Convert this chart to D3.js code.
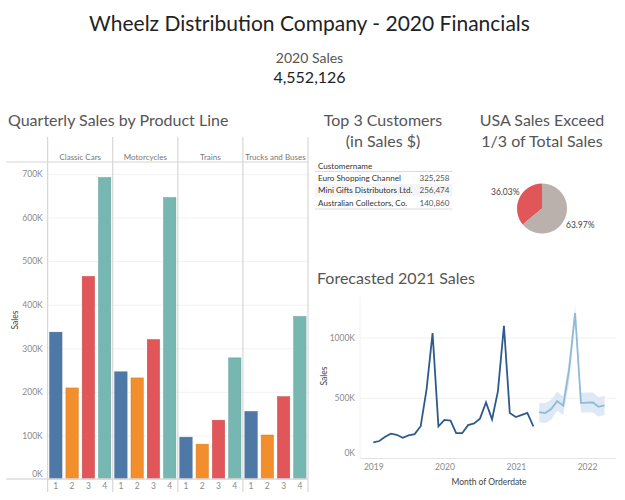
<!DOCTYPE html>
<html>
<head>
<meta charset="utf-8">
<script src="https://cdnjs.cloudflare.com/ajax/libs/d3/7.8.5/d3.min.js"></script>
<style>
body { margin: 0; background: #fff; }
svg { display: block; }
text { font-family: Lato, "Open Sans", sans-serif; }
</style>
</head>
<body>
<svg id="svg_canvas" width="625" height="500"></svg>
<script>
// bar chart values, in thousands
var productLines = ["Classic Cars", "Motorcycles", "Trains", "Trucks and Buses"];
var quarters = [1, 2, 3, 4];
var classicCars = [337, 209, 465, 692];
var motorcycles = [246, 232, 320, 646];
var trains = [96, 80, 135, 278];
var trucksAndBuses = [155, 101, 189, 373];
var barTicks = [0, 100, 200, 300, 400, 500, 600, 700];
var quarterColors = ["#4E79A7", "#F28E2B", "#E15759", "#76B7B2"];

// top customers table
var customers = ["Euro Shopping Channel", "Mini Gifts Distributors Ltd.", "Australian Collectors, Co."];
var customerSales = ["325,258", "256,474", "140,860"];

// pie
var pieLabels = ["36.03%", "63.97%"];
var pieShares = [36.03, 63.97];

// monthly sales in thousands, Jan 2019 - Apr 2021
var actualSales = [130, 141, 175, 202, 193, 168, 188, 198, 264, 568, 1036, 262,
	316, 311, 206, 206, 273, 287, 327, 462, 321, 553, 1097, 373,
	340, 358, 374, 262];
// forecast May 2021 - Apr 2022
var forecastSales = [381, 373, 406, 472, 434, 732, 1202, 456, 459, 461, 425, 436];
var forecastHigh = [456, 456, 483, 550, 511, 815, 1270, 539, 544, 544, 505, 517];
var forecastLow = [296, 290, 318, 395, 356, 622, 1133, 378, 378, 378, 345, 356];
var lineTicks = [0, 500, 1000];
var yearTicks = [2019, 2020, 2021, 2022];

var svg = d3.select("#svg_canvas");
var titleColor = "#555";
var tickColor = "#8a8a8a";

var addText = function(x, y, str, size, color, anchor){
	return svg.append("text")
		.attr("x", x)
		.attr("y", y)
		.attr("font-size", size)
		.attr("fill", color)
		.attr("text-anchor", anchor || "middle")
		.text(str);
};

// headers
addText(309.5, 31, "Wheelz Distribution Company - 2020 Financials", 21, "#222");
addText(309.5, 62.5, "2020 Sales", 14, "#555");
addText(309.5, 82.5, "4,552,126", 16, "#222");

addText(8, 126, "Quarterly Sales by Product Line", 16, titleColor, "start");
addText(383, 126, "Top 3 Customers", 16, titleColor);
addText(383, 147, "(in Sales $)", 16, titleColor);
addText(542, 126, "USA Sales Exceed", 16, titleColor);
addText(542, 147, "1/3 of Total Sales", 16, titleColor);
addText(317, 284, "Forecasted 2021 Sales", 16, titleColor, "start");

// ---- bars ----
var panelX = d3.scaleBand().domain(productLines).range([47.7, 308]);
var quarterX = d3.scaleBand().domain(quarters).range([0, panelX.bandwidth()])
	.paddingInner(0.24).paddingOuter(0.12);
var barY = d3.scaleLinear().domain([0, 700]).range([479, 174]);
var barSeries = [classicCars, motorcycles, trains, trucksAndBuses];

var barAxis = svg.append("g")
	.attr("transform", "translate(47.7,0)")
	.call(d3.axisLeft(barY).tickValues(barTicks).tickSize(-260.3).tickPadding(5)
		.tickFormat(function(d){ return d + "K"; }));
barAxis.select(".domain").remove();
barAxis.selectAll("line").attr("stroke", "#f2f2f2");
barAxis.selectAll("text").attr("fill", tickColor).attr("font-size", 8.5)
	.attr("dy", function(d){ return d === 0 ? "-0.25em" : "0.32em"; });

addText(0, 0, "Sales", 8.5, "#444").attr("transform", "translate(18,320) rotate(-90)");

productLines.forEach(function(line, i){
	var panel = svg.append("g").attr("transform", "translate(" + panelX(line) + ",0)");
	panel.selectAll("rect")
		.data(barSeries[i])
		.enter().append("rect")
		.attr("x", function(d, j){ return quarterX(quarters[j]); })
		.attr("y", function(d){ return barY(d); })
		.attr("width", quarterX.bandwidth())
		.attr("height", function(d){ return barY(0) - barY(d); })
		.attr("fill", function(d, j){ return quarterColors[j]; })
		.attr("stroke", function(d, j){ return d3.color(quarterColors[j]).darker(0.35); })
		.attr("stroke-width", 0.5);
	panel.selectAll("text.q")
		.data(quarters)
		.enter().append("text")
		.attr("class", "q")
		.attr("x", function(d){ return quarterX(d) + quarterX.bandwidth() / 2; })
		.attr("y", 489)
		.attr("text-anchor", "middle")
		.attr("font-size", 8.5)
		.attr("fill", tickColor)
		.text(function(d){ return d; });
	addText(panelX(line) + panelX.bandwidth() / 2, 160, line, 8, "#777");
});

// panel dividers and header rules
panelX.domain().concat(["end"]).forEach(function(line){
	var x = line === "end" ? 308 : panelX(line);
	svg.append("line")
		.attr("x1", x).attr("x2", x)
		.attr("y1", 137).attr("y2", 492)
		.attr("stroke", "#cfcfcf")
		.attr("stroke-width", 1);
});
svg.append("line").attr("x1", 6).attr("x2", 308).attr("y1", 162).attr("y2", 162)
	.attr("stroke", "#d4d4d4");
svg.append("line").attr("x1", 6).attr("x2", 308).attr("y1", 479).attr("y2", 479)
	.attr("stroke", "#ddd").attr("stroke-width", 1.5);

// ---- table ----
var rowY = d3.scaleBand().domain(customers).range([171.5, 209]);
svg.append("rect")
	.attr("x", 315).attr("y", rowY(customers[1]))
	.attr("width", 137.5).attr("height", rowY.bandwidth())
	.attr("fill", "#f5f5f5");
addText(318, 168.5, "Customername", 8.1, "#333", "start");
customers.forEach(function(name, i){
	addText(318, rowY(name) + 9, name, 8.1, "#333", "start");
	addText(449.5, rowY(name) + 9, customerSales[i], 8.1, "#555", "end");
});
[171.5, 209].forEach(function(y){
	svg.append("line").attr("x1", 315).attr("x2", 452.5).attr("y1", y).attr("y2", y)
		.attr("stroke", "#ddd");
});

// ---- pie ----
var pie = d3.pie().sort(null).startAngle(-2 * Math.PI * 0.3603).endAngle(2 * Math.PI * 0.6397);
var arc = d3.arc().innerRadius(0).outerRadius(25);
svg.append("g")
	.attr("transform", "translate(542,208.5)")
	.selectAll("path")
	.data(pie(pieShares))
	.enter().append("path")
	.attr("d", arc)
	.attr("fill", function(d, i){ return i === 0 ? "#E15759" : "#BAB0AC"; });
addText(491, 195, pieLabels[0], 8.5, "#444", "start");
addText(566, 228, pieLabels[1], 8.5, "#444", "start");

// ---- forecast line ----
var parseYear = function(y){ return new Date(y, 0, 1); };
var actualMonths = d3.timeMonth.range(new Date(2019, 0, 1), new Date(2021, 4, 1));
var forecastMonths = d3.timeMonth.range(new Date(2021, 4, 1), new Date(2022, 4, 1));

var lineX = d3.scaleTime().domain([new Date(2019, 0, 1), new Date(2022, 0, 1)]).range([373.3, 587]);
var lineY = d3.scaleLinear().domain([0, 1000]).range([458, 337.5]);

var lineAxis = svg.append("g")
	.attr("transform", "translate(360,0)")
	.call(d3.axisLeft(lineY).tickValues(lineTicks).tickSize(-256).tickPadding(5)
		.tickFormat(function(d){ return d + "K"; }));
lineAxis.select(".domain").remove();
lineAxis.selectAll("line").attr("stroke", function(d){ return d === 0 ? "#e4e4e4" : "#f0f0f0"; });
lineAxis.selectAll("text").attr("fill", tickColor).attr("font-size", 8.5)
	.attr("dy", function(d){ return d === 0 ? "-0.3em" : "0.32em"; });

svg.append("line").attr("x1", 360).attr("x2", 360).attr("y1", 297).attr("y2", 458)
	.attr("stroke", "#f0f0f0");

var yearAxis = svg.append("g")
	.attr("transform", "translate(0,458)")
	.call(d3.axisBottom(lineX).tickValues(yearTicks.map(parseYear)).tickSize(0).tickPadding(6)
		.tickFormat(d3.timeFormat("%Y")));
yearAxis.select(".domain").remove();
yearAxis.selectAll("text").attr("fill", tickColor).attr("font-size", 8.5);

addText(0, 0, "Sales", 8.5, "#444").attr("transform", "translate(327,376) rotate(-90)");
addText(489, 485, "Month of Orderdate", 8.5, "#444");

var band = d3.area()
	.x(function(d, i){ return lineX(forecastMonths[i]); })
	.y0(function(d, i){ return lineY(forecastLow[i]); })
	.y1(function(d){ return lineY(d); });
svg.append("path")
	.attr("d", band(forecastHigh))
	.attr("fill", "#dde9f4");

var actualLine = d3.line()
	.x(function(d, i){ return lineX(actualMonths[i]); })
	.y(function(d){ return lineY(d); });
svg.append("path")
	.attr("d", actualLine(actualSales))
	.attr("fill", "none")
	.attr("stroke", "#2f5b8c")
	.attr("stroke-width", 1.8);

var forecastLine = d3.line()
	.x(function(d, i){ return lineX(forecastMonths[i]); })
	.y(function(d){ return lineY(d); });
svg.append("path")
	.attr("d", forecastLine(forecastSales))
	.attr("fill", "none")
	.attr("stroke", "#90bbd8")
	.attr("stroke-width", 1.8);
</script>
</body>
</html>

········

Take the material above from its first line through the line holding "var pieShares = [36.03, 63.97];" and set it down exactly, without the pictures.

Convert this chart to D3.js code.
<!DOCTYPE html>
<html>
<head>
<meta charset="utf-8">
<script src="https://cdnjs.cloudflare.com/ajax/libs/d3/7.8.5/d3.min.js"></script>
<style>
body { margin: 0; background: #fff; }
svg { display: block; }
text { font-family: Lato, "Open Sans", sans-serif; }
</style>
</head>
<body>
<svg id="svg_canvas" width="625" height="500"></svg>
<script>
// bar chart values, in thousands
var productLines = ["Classic Cars", "Motorcycles", "Trains", "Trucks and Buses"];
var quarters = [1, 2, 3, 4];
var classicCars = [337, 209, 465, 692];
var motorcycles = [246, 232, 320, 646];
var trains = [96, 80, 135, 278];
var trucksAndBuses = [155, 101, 189, 373];
var barTicks = [0, 100, 200, 300, 400, 500, 600, 700];
var quarterColors = ["#4E79A7", "#F28E2B", "#E15759", "#76B7B2"];

// top customers table
var customers = ["Euro Shopping Channel", "Mini Gifts Distributors Ltd.", "Australian Collectors, Co."];
var customerSales = ["325,258", "256,474", "140,860"];

// pie
var pieLabels = ["36.03%", "63.97%"];
var pieShares = [36.03, 63.97];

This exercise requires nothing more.